4 Experimental results
4.1 Implementation details
Platform: The proposed tracker is implemented in MATLAB 2018a on a PC with an Intel(R) Xeon(R) Gold 6136CPU at 3.00GHz, 512 G RAM and a single NVIDIA TITAN V GPU. The MatConvNet [39] toolbox is used to extract deep features from pre-trained CNN networks.
Parameters: To guarantee the fairness and objectivity of the evaluation, we follow some key parameters in the standard DCF method [7, 11] to construct tracker. For target localization, we use HOG features and shallow layer (conv3-4), middle layer (conv4-3), and deep layer (conv5-1) features of the VGG-16 network to represent the target.

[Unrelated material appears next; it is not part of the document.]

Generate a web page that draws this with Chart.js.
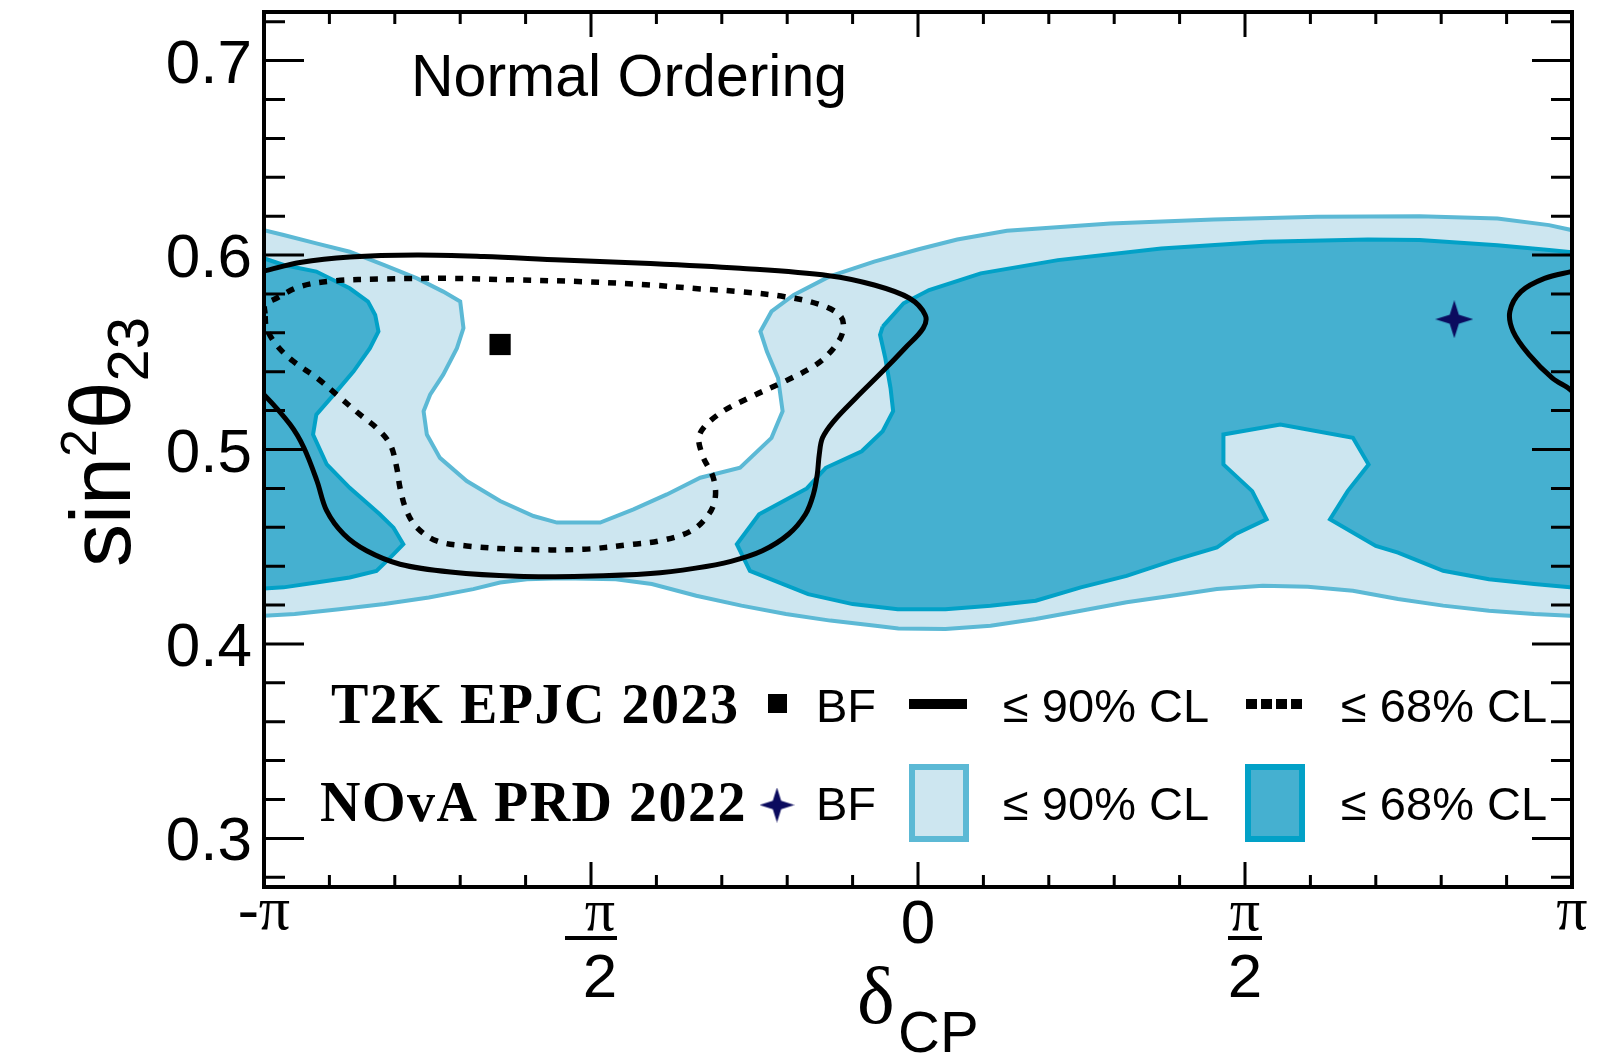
<!DOCTYPE html>
<html>
<head>
<meta charset="utf-8">
<script src="https://cdn.jsdelivr.net/npm/chart.js@4.4.1/dist/chart.umd.min.js"></script>
<style>
  html, body { margin: 0; padding: 0; background: #fff; }
  canvas { display: block; }
</style>
</head>
<body>
<canvas id="chart" width="1610" height="1060"></canvas>
<script>
// x = delta_CP in units of pi, y = sin^2(theta_23)
const xTickValues = [-1, -0.5, 0, 0.5, 1];
const xTickLabels = ['-π', '-π/2', '0', 'π/2', 'π'];
const yTickValues = [0.3, 0.4, 0.5, 0.6, 0.7];
const yTickLabels = ['0.3', '0.4', '0.5', '0.6', '0.7'];

const t2kBestFit  = [[-0.639, 0.554]];
const novaBestFit = [[0.82, 0.567]];

// T2K 90% CL (solid), wraps round at +-pi
const t2k90Left = [
  [-1.045, 0.5885], [-1.0, 0.5918], [-0.945, 0.5962], [-0.869, 0.599], [-0.766, 0.600],
  [-0.664, 0.5992], [-0.545, 0.5974], [-0.409, 0.5957], [-0.272, 0.5932], [-0.136, 0.5894],
  [-0.067, 0.5846], [-0.013, 0.5778], [0.011, 0.5692], [0.008, 0.5624], [-0.020, 0.5521],
  [-0.054, 0.5402], [-0.095, 0.5265], [-0.129, 0.5145], [-0.146, 0.506], [-0.151, 0.4974],
  [-0.154, 0.4872], [-0.160, 0.4769], [-0.172, 0.4667], [-0.198, 0.4564], [-0.238, 0.4479],
  [-0.286, 0.4425], [-0.340, 0.439], [-0.409, 0.4362], [-0.511, 0.4348], [-0.613, 0.4348],
  [-0.715, 0.437], [-0.792, 0.441], [-0.843, 0.4479], [-0.878, 0.4564], [-0.904, 0.4684],
  [-0.919, 0.4838], [-0.939, 0.5009], [-0.960, 0.5128], [-1.0, 0.5282], [-1.03, 0.537],
];
const t2k90Right = [
  [1.055, 0.5962], [1.0, 0.5916], [0.958, 0.588], [0.922, 0.5812], [0.905, 0.571],
  [0.910, 0.5607], [0.934, 0.5489], [0.970, 0.5367], [1.0, 0.530], [1.04, 0.5128],
];

// T2K 68% CL (dotted)
const t2k68 = [
  [-0.9985, 0.570], [-0.9985, 0.5744], [-0.981, 0.5778], [-0.945, 0.5838], [-0.894, 0.5867],
  [-0.817, 0.5877], [-0.715, 0.588], [-0.613, 0.5872], [-0.511, 0.5863], [-0.409, 0.5846],
  [-0.333, 0.5826], [-0.272, 0.5812], [-0.204, 0.5786], [-0.149, 0.5744], [-0.118, 0.5684],
  [-0.115, 0.5607], [-0.129, 0.5521], [-0.156, 0.5436], [-0.204, 0.535], [-0.259, 0.5265],
  [-0.306, 0.5179], [-0.334, 0.5077], [-0.330, 0.4974], [-0.313, 0.4855], [-0.310, 0.4752],
  [-0.320, 0.4667], [-0.347, 0.4581], [-0.395, 0.453], [-0.435, 0.4513], [-0.511, 0.4487],
  [-0.613, 0.4487], [-0.690, 0.4504], [-0.736, 0.453], [-0.766, 0.4598], [-0.782, 0.4684],
  [-0.792, 0.4803], [-0.797, 0.4906], [-0.807, 0.5026], [-0.828, 0.5111], [-0.853, 0.5179],
  [-0.889, 0.5282], [-0.919, 0.5368], [-0.955, 0.5453], [-0.981, 0.5538], [-0.996, 0.5624],
  [-0.9985, 0.570],
];

// NOvA 90% CL region
const nova90 = [
  [-1.05, 0.615], [-1.0, 0.6128], [-0.970, 0.6103], [-0.920, 0.606], [-0.869, 0.6017],
  [-0.817, 0.5949], [-0.766, 0.588], [-0.726, 0.5812], [-0.700, 0.5761], [-0.695, 0.5624],
  [-0.705, 0.5521], [-0.726, 0.5385], [-0.746, 0.5282], [-0.756, 0.5197], [-0.751, 0.5077],
  [-0.731, 0.4957], [-0.690, 0.4838], [-0.639, 0.4735], [-0.588, 0.4658], [-0.552, 0.4624],
  [-0.486, 0.4624], [-0.435, 0.4692], [-0.384, 0.4769], [-0.333, 0.4855], [-0.272, 0.4906],
  [-0.224, 0.506], [-0.207, 0.5197], [-0.214, 0.5368], [-0.231, 0.5504], [-0.241, 0.5607],
  [-0.224, 0.571], [-0.190, 0.5795], [-0.136, 0.5889], [-0.067, 0.5966], [0.001, 0.603],
  [0.060, 0.608], [0.136, 0.6125], [0.294, 0.6162], [0.452, 0.6183], [0.610, 0.6197],
  [0.767, 0.620], [0.886, 0.6188], [0.965, 0.6154], [1.0, 0.6128], [1.05, 0.610],
  [1.05, 0.414], [0.997, 0.4145], [0.942, 0.4154], [0.873, 0.4171], [0.803, 0.4197],
  [0.734, 0.4231], [0.665, 0.4274], [0.596, 0.4294], [0.527, 0.4299], [0.457, 0.4282],
  [0.388, 0.4248], [0.319, 0.4214], [0.249, 0.4171], [0.180, 0.4128], [0.111, 0.4094],
  [0.042, 0.4077], [-0.030, 0.408], [-0.065, 0.4094], [-0.134, 0.412], [-0.202, 0.4154],
  [-0.270, 0.4197], [-0.339, 0.4248], [-0.407, 0.4308], [-0.462, 0.4333], [-0.544, 0.4338],
  [-0.598, 0.4333], [-0.639, 0.4316], [-0.680, 0.4282], [-0.748, 0.4239], [-0.816, 0.4205],
  [-0.885, 0.4179], [-0.953, 0.4154], [-1.0, 0.4145], [-1.05, 0.414],
];

// NOvA 68% CL region: piece at the left edge and the main piece
const nova68Left = [
  [-1.05, 0.598], [-1.0, 0.5983], [-0.970, 0.5949], [-0.920, 0.5915], [-0.869, 0.5829],
  [-0.841, 0.5761], [-0.830, 0.5692], [-0.825, 0.5607], [-0.838, 0.5521], [-0.863, 0.5402],
  [-0.889, 0.5299], [-0.920, 0.5179], [-0.925, 0.5077], [-0.904, 0.4923], [-0.869, 0.4803],
  [-0.823, 0.4667], [-0.802, 0.4598], [-0.787, 0.4513], [-0.807, 0.4444], [-0.828, 0.4376],
  [-0.869, 0.4342], [-0.920, 0.4316], [-0.970, 0.4291], [-1.0, 0.4285], [-1.05, 0.4285],
];
const nova68Main = [
  [-0.054, 0.5632], [-0.022, 0.5752], [0.017, 0.582], [0.096, 0.5906], [0.214, 0.5974],
  [0.372, 0.6034], [0.530, 0.6068], [0.688, 0.608], [0.767, 0.6077], [0.886, 0.6051],
  [0.965, 0.6026], [1.0, 0.6015], [1.05, 0.600], [1.05, 0.4285], [0.997, 0.4291],
  [0.942, 0.4308], [0.873, 0.4333], [0.803, 0.4376], [0.734, 0.447], [0.700, 0.4504],
  [0.630, 0.4641], [0.657, 0.4786], [0.689, 0.4923], [0.665, 0.506], [0.554, 0.5128],
  [0.467, 0.5077], [0.467, 0.4923], [0.511, 0.4786], [0.533, 0.4641], [0.485, 0.4564],
  [0.457, 0.4496], [0.388, 0.4427], [0.319, 0.435], [0.249, 0.4291], [0.180, 0.4222],
  [0.111, 0.4197], [0.042, 0.4179], [-0.031, 0.4179], [-0.100, 0.4205], [-0.168, 0.4256],
  [-0.257, 0.4376], [-0.277, 0.4513], [-0.243, 0.4667], [-0.170, 0.480], [-0.141, 0.4906],
  [-0.086, 0.4991], [-0.054, 0.5094], [-0.038, 0.5197], [-0.042, 0.5316], [-0.050, 0.547],
  [-0.058, 0.559], [-0.054, 0.5632],
];

const LIGHT      = '#cde6f0';
const LIGHT_LINE = '#5cb9d5';
const DARK       = '#45b0d0';
const DARK_LINE  = '#02a1c7';
const STAR       = '#0b0b5e';

const SANS  = '"Liberation Sans", Arial, Helvetica, sans-serif';
const SERIF = '"Liberation Serif", "Times New Roman", serif';

function pts(arr) {
  return arr.map(([x, y]) => ({ x, y }));
}

function region(arr, fill, line, order) {
  return {
    data: pts(arr), backgroundColor: fill, borderColor: line, borderWidth: 4,
    fill: 'shape', tension: 0, pointRadius: 0, pointHitRadius: 0, clip: 0, order,
  };
}

function contour(arr, dash, width) {
  return {
    data: pts(arr), borderColor: '#000', borderWidth: width, borderDash: dash,
    fill: false, tension: 0.35, capBezierPoints: false, pointRadius: 0, pointHitRadius: 0,
    clip: 0, order: 1,
  };
}

function makeStar(size, color) {
  const c = document.createElement('canvas');
  c.width = c.height = size;
  const g = c.getContext('2d');
  const r = size / 2, k = size * 0.12;
  g.fillStyle = color;
  g.beginPath();
  g.moveTo(r, 0);
  g.lineTo(r + k, r - k);
  g.lineTo(size, r);
  g.lineTo(r + k, r + k);
  g.lineTo(r, size);
  g.lineTo(r - k, r + k);
  g.lineTo(0, r);
  g.lineTo(r - k, r - k);
  g.closePath();
  g.fill();
  return c;
}
const starImg = makeStar(38, STAR);
const starLegend = makeStar(35, STAR);

const drawFrame = {
  id: 'drawFrame',
  afterDatasetsDraw(chart) {
    const { ctx, chartArea: a, scales: { x, y } } = chart;
    ctx.save();
    ctx.strokeStyle = '#000';
    ctx.lineWidth = 3;
    ctx.beginPath();
    for (let i = -10; i <= 10; i++) {
      const px = x.getPixelForValue(i / 10);
      const len = i % 5 === 0 ? 25 : 12;
      ctx.moveTo(px, a.bottom); ctx.lineTo(px, a.bottom - len);
      ctx.moveTo(px, a.top);    ctx.lineTo(px, a.top + len);
    }
    for (let i = 14; i <= 36; i++) {
      const py = y.getPixelForValue(i / 50);
      const len = i % 5 === 0 ? 40 : 21;
      ctx.moveTo(a.left, py);  ctx.lineTo(a.left + len, py);
      ctx.moveTo(a.right, py); ctx.lineTo(a.right - len, py);
    }
    ctx.stroke();
    ctx.lineWidth = 4;
    ctx.strokeRect(a.left, a.top, a.right - a.left, a.bottom - a.top);
    ctx.restore();
  },
  afterDraw(chart) {
    const { ctx, chartArea: a, scales: { x, y } } = chart;
    ctx.save();
    ctx.fillStyle = '#000';

    // y tick labels
    ctx.font = '62px ' + SANS;
    ctx.textAlign = 'right';
    yTickValues.forEach((v, i) => {
      ctx.fillText(yTickLabels[i], a.left - 12, y.getPixelForValue(v) + 22);
    });

    // x tick labels
    ctx.textAlign = 'center';
    xTickValues.forEach((v, i) => {
      const px = x.getPixelForValue(v);
      const lab = xTickLabels[i];
      if (lab.includes('/')) {
        const neg = lab.startsWith('-');
        const cx = px + (neg ? 9 : 0);
        ctx.font = '60px ' + SERIF;
        ctx.fillText('π', cx, a.bottom + 43);
        ctx.fillRect(cx - 17 - (neg ? 18 : 0), a.bottom + 49, 34 + (neg ? 18 : 0), 4);
        ctx.font = '62px ' + SANS;
        ctx.fillText(lab.split('/')[1], cx, a.bottom + 110);
      } else if (lab === '0') {
        ctx.font = '62px ' + SANS;
        ctx.fillText(lab, px, a.bottom + 56);
      } else {
        ctx.font = '62px ' + SERIF;
        ctx.fillText(lab, px, a.bottom + 42);
      }
    });

    // x axis title
    ctx.textAlign = 'left';
    ctx.font = '80px ' + SERIF;
    ctx.fillText('δ', 857, 1023);
    ctx.font = '58px ' + SANS;
    ctx.fillText('CP', 898, 1052);

    // y axis title, rotated
    ctx.save();
    ctx.translate(130, 567);
    ctx.rotate(-Math.PI / 2);
    let u = 0;
    const part = (txt, font, dy) => {
      ctx.font = font;
      ctx.fillText(txt, u, dy);
      u += ctx.measureText(txt).width;
    };
    part('sin', '86px ' + SANS, 0);
    part('2', '50px ' + SANS, -34);
    part('θ', '86px ' + SANS, 0);
    part('23', '58px ' + SANS, 18);
    ctx.restore();

    // Normal Ordering
    ctx.font = '59px ' + SANS;
    ctx.fillText('Normal Ordering', 411, 96);

    // legend
    ctx.font = 'bold 56px ' + SERIF;
    ctx.letterSpacing = '1.5px';
    ctx.fillText('T2K EPJC 2023', 331, 723);
    ctx.fillText('NOvA PRD 2022', 320, 821);
    ctx.letterSpacing = '0px';

    ctx.fillRect(768, 694, 19, 19);
    ctx.drawImage(starLegend, 777 - 17.5, 805 - 17.5);

    ctx.font = '47px ' + SANS;
    ctx.fillText('BF', 816, 722);
    ctx.fillText('BF', 816, 820);
    ctx.fillText('≤ 90% CL', 1003, 722);
    ctx.fillText('≤ 68% CL', 1341, 722);
    ctx.fillText('≤ 90% CL', 1003, 820);
    ctx.fillText('≤ 68% CL', 1341, 820);

    ctx.strokeStyle = '#000';
    ctx.lineWidth = 10;
    ctx.beginPath();
    ctx.moveTo(909, 704); ctx.lineTo(967, 704);
    ctx.stroke();
    ctx.setLineDash([11, 4]);
    ctx.beginPath();
    ctx.moveTo(1246, 704); ctx.lineTo(1304, 704);
    ctx.stroke();
    ctx.setLineDash([]);

    ctx.lineWidth = 6;
    ctx.fillStyle = LIGHT; ctx.strokeStyle = LIGHT_LINE;
    ctx.fillRect(912, 767, 54, 72); ctx.strokeRect(912, 767, 54, 72);
    ctx.fillStyle = DARK; ctx.strokeStyle = DARK_LINE;
    ctx.fillRect(1248, 767, 54, 72); ctx.strokeRect(1248, 767, 54, 72);

    ctx.restore();
  },
};

new Chart(document.getElementById('chart'), {
  type: 'line',
  data: {
    datasets: [
      { data: pts(t2kBestFit), showLine: false, pointStyle: 'rect', pointRadius: 15,
        backgroundColor: '#000', borderWidth: 0, order: 0 },
      { data: pts(novaBestFit), showLine: false, pointStyle: starImg, pointRadius: 19,
        backgroundColor: STAR, borderWidth: 0, order: 0 },
      contour(t2k90Left, [], 5),
      contour(t2k90Right, [], 5),
      contour(t2k68, [8, 9], 5.5),
      region(nova68Main, DARK, DARK_LINE, 3),
      region(nova68Left, DARK, DARK_LINE, 3),
      region(nova90, LIGHT, LIGHT_LINE, 4),
    ],
  },
  options: {
    responsive: false,
    devicePixelRatio: 1,
    animation: false,
    layout: { autoPadding: false, padding: { left: 264, right: 38, top: 12, bottom: 173 } },
    plugins: { legend: { display: false }, tooltip: { enabled: false } },
    events: [],
    scales: {
      x: { type: 'linear', min: -1, max: 1, display: false },
      y: { type: 'linear', min: 0.275, max: 0.725, display: false },
    },
  },
  plugins: [drawFrame],
});
</script>
</body>
</html>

We set the learning rate \(\sigma\)=0.0135, and the SAER threshold in Sect. 3.4 is 1.37. For model optimization, we set the number of iterations l of ADMM to be 2, the penalty parameter \(\eta\) to be 1, and the \({\eta _{\max }}\) and \(\delta\) in Eq. 15 to be \(10^4\) and 10, respectively. For model updating, We set the ratio factor \(\varphi\)=0.65 in Eq. 17, refer to [40] to set the number of recent frames n=5. In addition, for some parameters of scale estimation, we refer to the ASRCF [11] tracker, and the remaining parameters are consistent with the BACF [7] tracker.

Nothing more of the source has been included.